┌──

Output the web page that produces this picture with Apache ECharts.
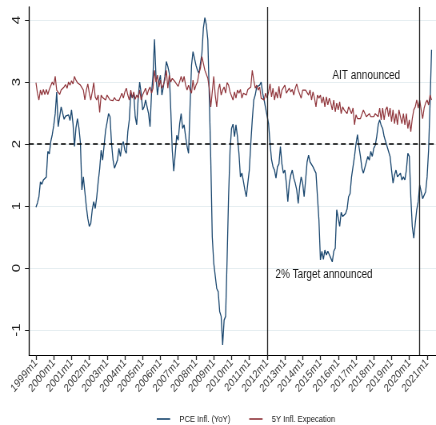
<!DOCTYPE html>
<html><head><meta charset="utf-8">
<script src="https://cdn.jsdelivr.net/npm/echarts@6/dist/echarts.min.js"></script>
<style>
html,body{margin:0;padding:0;background:#fff;overflow:hidden}
#wrap{width:436px;height:425px;overflow:hidden;position:relative}
#chart{width:545px;height:425px;transform:scaleX(0.8);transform-origin:0 0}
</style></head><body><div id="wrap"><div id="chart"></div></div>
<script>
// month index 0 = 1999m1
const tickLabels = ['1999m1','2000m1','2001m1','2002m1','2003m1','2004m1','2005m1','2006m1','2007m1','2008m1','2009m1','2010m1','2011m1','2012m1','2013m1','2014m1','2015m1','2016m1','2017m1','2018m1','2019m1','2020m1','2021m1'];
const yTicks = [-1, 0, 1, 2, 3, 4];
const seriesNames = ['PCE Infl. (YoY)', '5Y Infl. Expecation'];
const pce = [
0.98,1.05,1.15,1.39,1.35,1.42,1.45,1.47,1.88,1.84,
2.04,2.15,2.30,2.49,2.84,2.28,2.29,2.60,2.58,2.40,
2.45,2.43,2.47,2.38,2.55,2.33,1.96,2.26,2.41,2.26,
2.02,1.26,1.47,1.23,0.99,0.80,0.67,0.72,0.94,1.07,
0.96,1.14,1.39,1.60,1.90,1.74,1.98,2.22,2.35,2.49,
2.44,2.01,1.75,1.61,1.59,1.74,1.93,1.80,1.98,2.04,
1.90,1.85,2.20,2.39,2.82,2.75,2.82,2.44,2.31,2.74,
3.00,2.82,2.55,2.60,2.71,2.74,2.49,2.28,2.82,3.11,
3.69,3.10,2.79,3.00,3.11,2.79,2.92,3.09,3.33,3.25,
3.14,2.55,1.90,1.56,1.84,2.14,2.06,2.33,2.49,2.25,
2.31,2.12,1.96,1.85,2.60,3.27,3.49,3.38,3.27,3.19,
3.14,3.30,3.46,3.87,4.04,3.92,3.68,2.76,1.74,0.50,
0.08,0.07,-0.33,-0.38,-0.70,-0.78,-1.24,-0.84,-0.78,0.13,
1.15,1.90,2.25,2.32,2.12,2.31,2.12,1.85,1.47,1.53,
1.40,1.26,1.15,1.37,1.58,2.01,2.39,2.71,2.79,2.92,
2.90,2.95,3.00,2.82,2.71,2.58,2.55,2.33,2.01,1.75,
1.63,1.58,1.45,1.63,1.68,1.96,1.68,1.53,1.58,1.37,
1.07,1.37,1.50,1.58,1.45,1.37,1.26,1.04,1.31,1.47,
1.37,1.15,1.42,1.71,1.82,1.71,1.74,1.63,1.58,1.53,
1.15,0.77,0.13,0.27,0.14,0.29,0.21,0.27,0.29,0.16,
0.10,0.27,0.32,0.94,0.81,0.67,0.90,0.83,0.80,0.88,
0.95,1.15,1.20,1.47,1.45,1.80,2.00,2.15,1.96,1.80,
1.61,1.53,1.55,1.71,1.80,1.74,1.88,1.80,1.93,1.98,
2.12,2.31,2.39,2.30,2.25,2.12,2.04,1.96,1.88,1.80,
1.58,1.37,1.50,1.58,1.47,1.45,1.53,1.42,1.47,1.42,
1.58,1.85,1.80,1.15,0.67,0.48,0.72,0.94,1.07,1.34,
1.23,1.12,1.15,1.23,1.47,1.90,2.66,3.52
];
const expect5y = [
2.99,2.82,2.71,2.87,2.79,2.88,2.80,2.88,2.80,2.88,
2.91,3.00,2.95,3.09,2.87,2.90,2.80,2.87,2.84,2.92,
2.96,2.90,3.00,2.95,3.02,2.97,3.09,3.03,2.99,3.02,
2.95,2.97,2.87,2.71,2.87,2.97,2.82,2.71,2.84,2.99,
2.76,2.71,2.79,2.51,2.79,2.75,2.77,2.71,2.79,2.76,
2.71,2.74,2.70,2.75,2.71,2.74,2.70,2.76,2.82,2.74,
2.84,2.90,2.79,2.71,2.87,2.74,2.84,2.72,2.79,2.74,
2.87,2.71,2.79,2.82,2.90,2.79,2.87,2.92,2.82,2.90,
3.19,3.00,3.11,2.92,3.03,2.90,2.95,3.03,3.19,2.90,
3.11,3.00,3.06,3.03,3.00,3.02,2.93,2.90,3.09,3.00,
3.09,2.95,2.87,2.95,2.87,2.82,3.03,2.87,2.95,3.00,
3.14,3.22,3.41,3.38,3.19,3.19,3.06,2.90,2.60,2.84,
3.09,2.79,2.60,2.87,2.97,2.79,2.87,2.92,2.82,2.99,
2.95,2.84,2.87,2.71,2.84,2.74,2.87,2.82,2.88,2.74,
2.82,2.79,2.79,2.88,2.87,2.92,3.19,3.03,2.90,2.95,
2.87,2.92,2.74,2.71,2.71,2.82,2.74,2.84,2.97,2.76,
2.90,2.71,2.84,2.74,2.93,2.74,2.87,2.87,2.95,2.82,
2.84,2.90,2.84,2.88,2.79,2.90,2.97,2.87,2.84,2.74,
2.87,2.90,2.87,2.90,2.79,2.87,2.71,2.84,2.74,2.60,
2.79,2.74,2.79,2.66,2.76,2.60,2.76,2.63,2.74,2.66,
2.55,2.71,2.52,2.66,2.55,2.68,2.49,2.60,2.55,2.58,
2.49,2.60,2.55,2.49,2.58,2.31,2.47,2.41,2.39,2.41,
2.39,2.55,2.58,2.44,2.47,2.49,2.44,2.41,2.44,2.49,
2.49,2.44,2.58,2.39,2.58,2.39,2.55,2.60,2.44,2.58,
2.36,2.55,2.33,2.49,2.31,2.55,2.58,2.33,2.49,2.31,
2.49,2.25,2.39,2.20,2.41,2.55,2.60,2.71,2.58,2.71,
2.55,2.41,2.58,2.66,2.71,2.63,2.79,2.71
];
const targetLevel = 2;
const eventMonths = [156, 259];          // 2012m1, 2020m8
const annotationTexts = ['AIT announced', '2% Target announced'];

const tickPos = tickLabels.map((_, i) => i * 12);
const toPairs = arr => arr.map((v, i) => [i, v]);
const FONT = 'Liberation Sans, Arial, sans-serif';

const chart = echarts.init(document.getElementById('chart'), null, {renderer: 'canvas'});
chart.setOption({
  animation: false,
  backgroundColor: '#fff',
  grid: {left: 36.25, right: 0, top: 7, bottom: 70},
  xAxis: {
    type: 'value', min: -4.7, max: 270,
    axisLine: {show: true, onZero: false, lineStyle: {color: '#000', width: 1}},
    axisTick: {show: true, customValues: tickPos, length: 5, lineStyle: {color: '#222', width: 1.3}},
    axisLabel: {show: true, customValues: tickPos, formatter: v => tickLabels[Math.round(v / 12)],
      rotate: 45, fontSize: 11.5, color: '#3a3a3a', margin: 6, fontFamily: FONT},
    splitLine: {show: false}
  },
  yAxis: {
    type: 'value', min: -1.403, max: 4.21,
    axisLine: {show: true, onZero: false, lineStyle: {color: '#000', width: 1.3}},
    axisTick: {show: true, customValues: yTicks, length: 5, lineStyle: {color: '#222', width: 1}},
    axisLabel: {show: true, customValues: yTicks, rotate: 90, fontSize: 15, color: '#222', margin: 8, fontFamily: FONT},
    splitLine: {show: true, lineStyle: {color: '#e6eef1', width: 1}}
  },
  legend: {
    data: seriesNames, left: 191, top: 409, icon: 'rect', itemWidth: 16.7, itemHeight: 1.6,
    itemGap: 23.7, textStyle: {fontSize: 9.5, color: '#222', fontFamily: FONT, padding: [0, 0, 0, 6.6]}
  },
  series: [
    {
      name: seriesNames[0], type: 'line', data: toPairs(pce), showSymbol: false, symbol: 'none',
      color: '#1a476f', lineStyle: {color: '#1a476f', width: 1.3}, z: 3,
      markLine: {
        silent: true, symbol: ['none', 'none'], label: {show: false},
        data: [
          {yAxis: targetLevel, lineStyle: {type: [6, 4], color: '#000', width: 1.5}},
          {xAxis: eventMonths[0], lineStyle: {type: 'solid', color: '#222', width: 1.3}},
          {xAxis: eventMonths[1], lineStyle: {type: 'solid', color: '#222', width: 1.3}}
        ]
      },
      markPoint: {
        silent: true, symbol: 'circle', symbolSize: 1, itemStyle: {color: 'rgba(0,0,0,0)'},
        label: {show: true, position: 'right', distance: 0, formatter: '{b}', color: '#1a1a1a', fontSize: 12.5, fontFamily: FONT},
        data: [
          {name: annotationTexts[0], coord: [199.8, 3.10]},
          {name: annotationTexts[1], coord: [161.3, -0.113]}
        ]
      }
    },
    {
      name: seriesNames[1], type: 'line', data: toPairs(expect5y), showSymbol: false, symbol: 'none',
      color: '#90353b', lineStyle: {color: '#90353b', width: 1.2}, z: 4
    }
  ]
});
</script></body></html>
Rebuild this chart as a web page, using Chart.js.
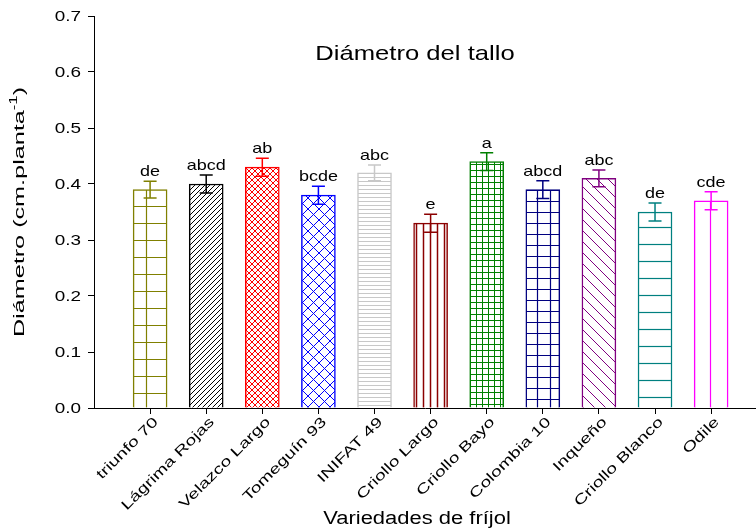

└──

> What is needed
Filter the entries down to the lines with the word "page" in them.

> Answer in full
Output the web page that produces this picture with Apache ECharts.
Rebuild this chart as a web page, using Chart.js.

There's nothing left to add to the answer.